Судьба журнала, как и творчество его основателя, отмечена целой серией крутых поворотов. Первоначально авангардистская программа «Тель Кель» была ориентирована на «новый роман», повлиявший на поэтику самого Соллерса (роман «Парк» – Le Pare, 1961; премия Медичи), но уже в 1964 году «Тель Кель», порвав с «неороманистами», переходит на позиции левого радикализма, стремившегося – с помощью инструментария современных гуманитарных наук (структурная антропология, семиотика, марксизм, психоанализ) – демистифицировать идеологические основы западной культуры (именно в этот период вокруг «Тель Кель» группируются такие знаменитости, как Р. Барт, Р. Якобсон, Ж. Деррида, Ж. Лакан). В 1965 году появляется программный роман Соллерса «Драма»(Drame) – опыт художественной иллюстрации структуралистских идей и попытка подорвать монологизм традиционного субъекта.

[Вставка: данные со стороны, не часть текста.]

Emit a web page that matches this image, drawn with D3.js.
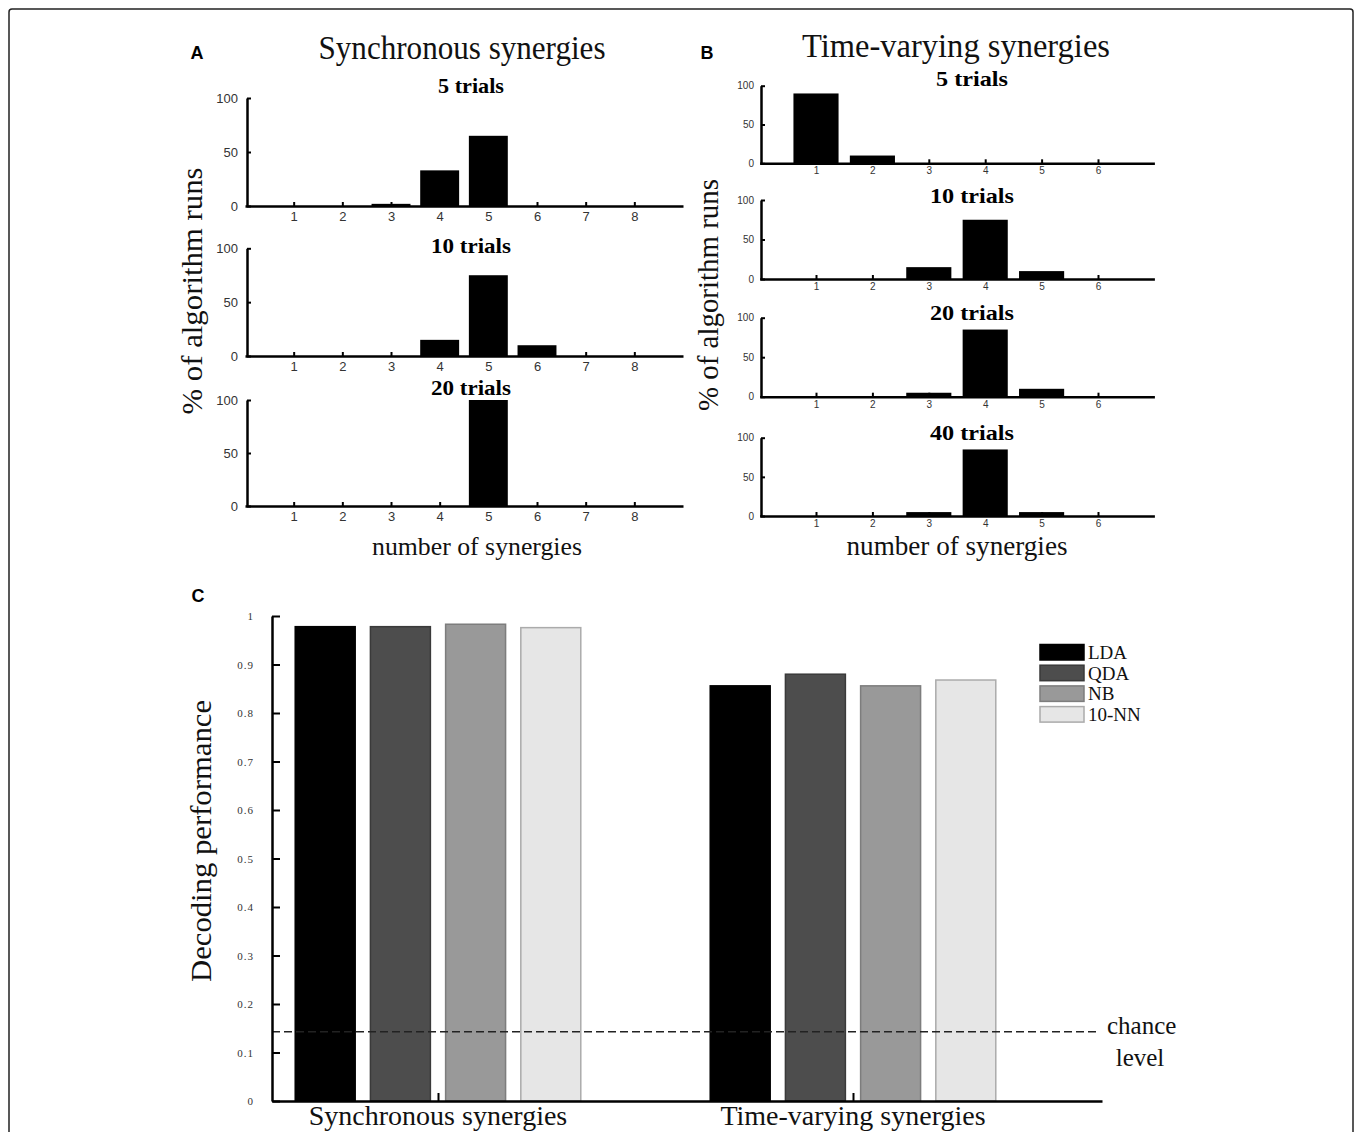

Эффект этого произведения был многократно усилен знаменитой статьей-рецензией Р. Барта «Драма, поэма, роман»(Drame, poeme, roman, 1965)1.
Хотя в сциентистской модальности написаны и два следующих романа Соллерса – «Числа»(Nombres, 1968) и «Законы»(Lois, 1972), структуралистский период в его деятельности оказался недолгим: уже весной 1967 года руководство «Тель Кель» объявляет новую, теперь уже «постструктуралистскую», программу, отмеченную прежде всего «установочной» работой самого Соллерса «Наука Лотреамона»(La science de Lautreamont, 1967)2, посвященной его юношескому кумиру. В 1968 году Соллерс пытается вступить в альянс с французскими марксистами из журнала «Нувель критик», далее, в 1971 году, сдвинувшись еще левее, переходит под знамена маоизма, но затем в 1976 году делает резкий правый поворот – сближается с группой «новых философов» (А. Глюксман и др.).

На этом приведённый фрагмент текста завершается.